Beginning in late 2012, mutual fund and ETF flows indicate that investors have dramatically increased equity purchases. This signals a reversal of the trend favoring safe bonds over equities that has been firmly in place since the 2009 market crash. Despite the 70% rise in the S&P since the March 2009 low, many investors have remained extremely cautious. Preoccupied with macro risks, investors have generally remained below benchmark equity allocation and have favored defensive sectors. The trio of primary concerns—euro breakup, the U.S. fiscal cliff and a China crash—have all greatly receded, causing a mass re-evaluation of risk in recent months.
As always, when the market rises and investors switch rapidly to optimism, the odds of a correction rise. The risk of a short- term pullback certainly exists and will continue to rise if the current optimism accelerates. However, we see the recovery of animal spirits as a longer term phenomenon and it is important to view the risk of short term corrections as necessary and healthy in the context of a long term bull market which we think is underway .

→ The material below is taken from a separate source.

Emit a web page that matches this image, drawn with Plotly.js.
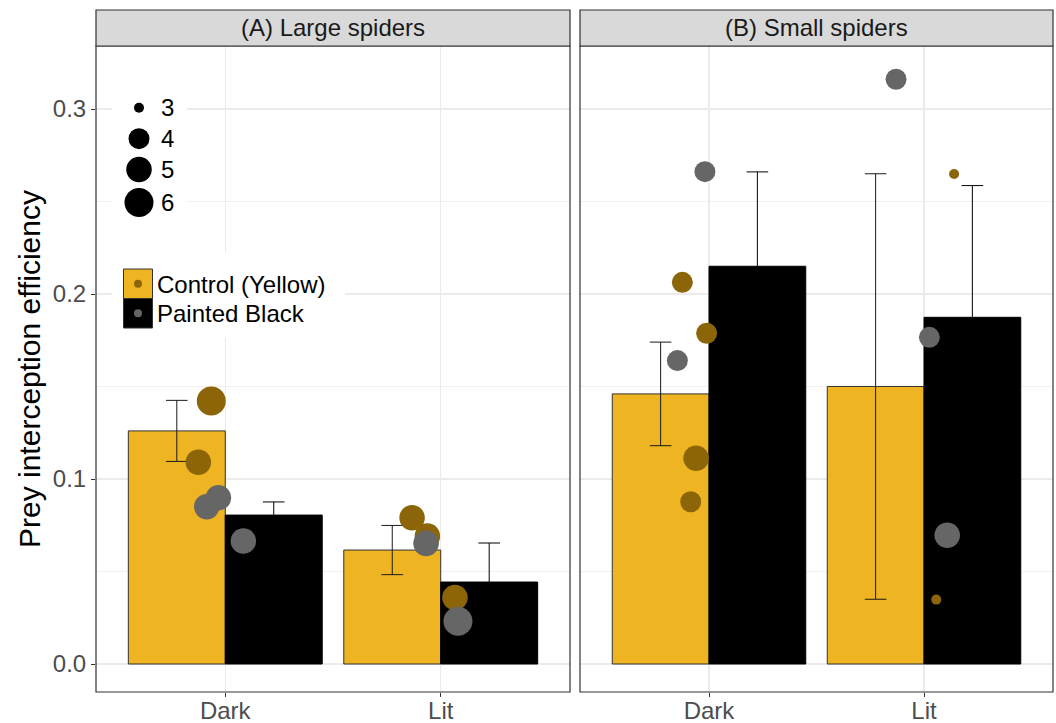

The bearish sentiment that dominated markets since the 2009 crash will take time to unwind. Pension funds are severely underinvested in equities at the moment, and mutual fund and ETF flows over the past year signal a similar trend in the retail sector (Chart 1). Over $300bn has flowed out of equity mutual funds in the past five quarters, while $1.3tn has flowed into corporate and foreign bond funds. The bottom line is that there is a great deal of cash still on the sidelines, raising the likelihood of an extension of this now four year old bull market. The question is where to invest now that the defensive sentiment is receding and when is a good time to raise allocations.